Trotsky’s Grandson Recalls Ice Pick Killing
It’s 75 years since Trotsky, already expelled from the Soviet Communist Party and exiled, went to start a new life in Mexico. But he was hunted down in Mexico City by Stalinist assassins, as his grandson, who was living with him when he died, recalls.
To some people Leon Trotsky was the true hero of the Bolshevik revolution. To others he was one of the most dangerous men of his era.
But to his grandson, Esteban Volkov, he was a father figure who brought the young boy rare moments of happiness and stability at a time of family turmoil and political persecution.

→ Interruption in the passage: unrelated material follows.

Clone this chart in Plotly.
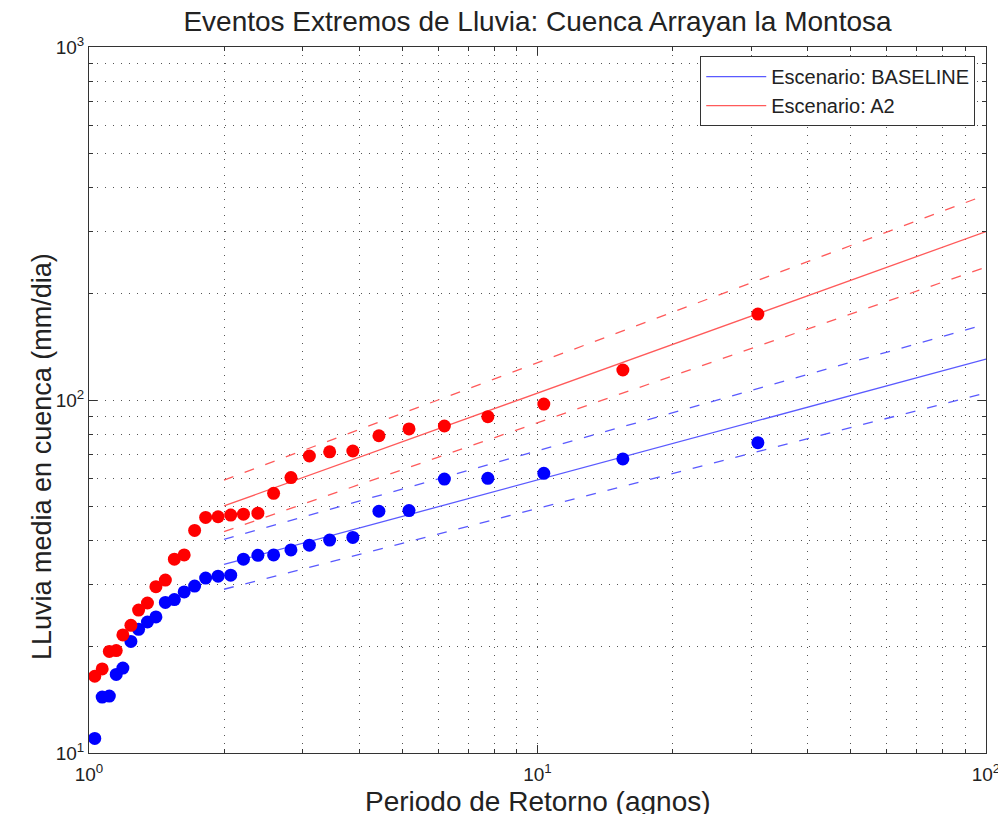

“I was constantly changing father and mother figures,” says Volkov, 86. With “the Old Man”, as he affectionately calls his grandfather, “I finally found something stable, though it did not last very long.”
Speaking from the house in Mexico City where he lived with the exiled revolutionary and his second wife, Natalia, for more than a year before Trotsky’s assassination on 20 August 1940, Volkov recalls his excitement at arriving in the Americas from Europe.
He was just 13 years old and had spent most of his childhood moving from one country to the next with his mother Zinaida, Trotsky’s daughter, seeking refuge from Stalin’s persecution.
“Mexico was an absolute change, it was full of colour, full of sun, so unlike Europe,” he says. “I began going to school by myself, on foot. No-one at school knew who my family was.”
Life in his grandfather’s large and well-guarded home in the leafy Coayacan neighbourhood was “full of excitement,” he says.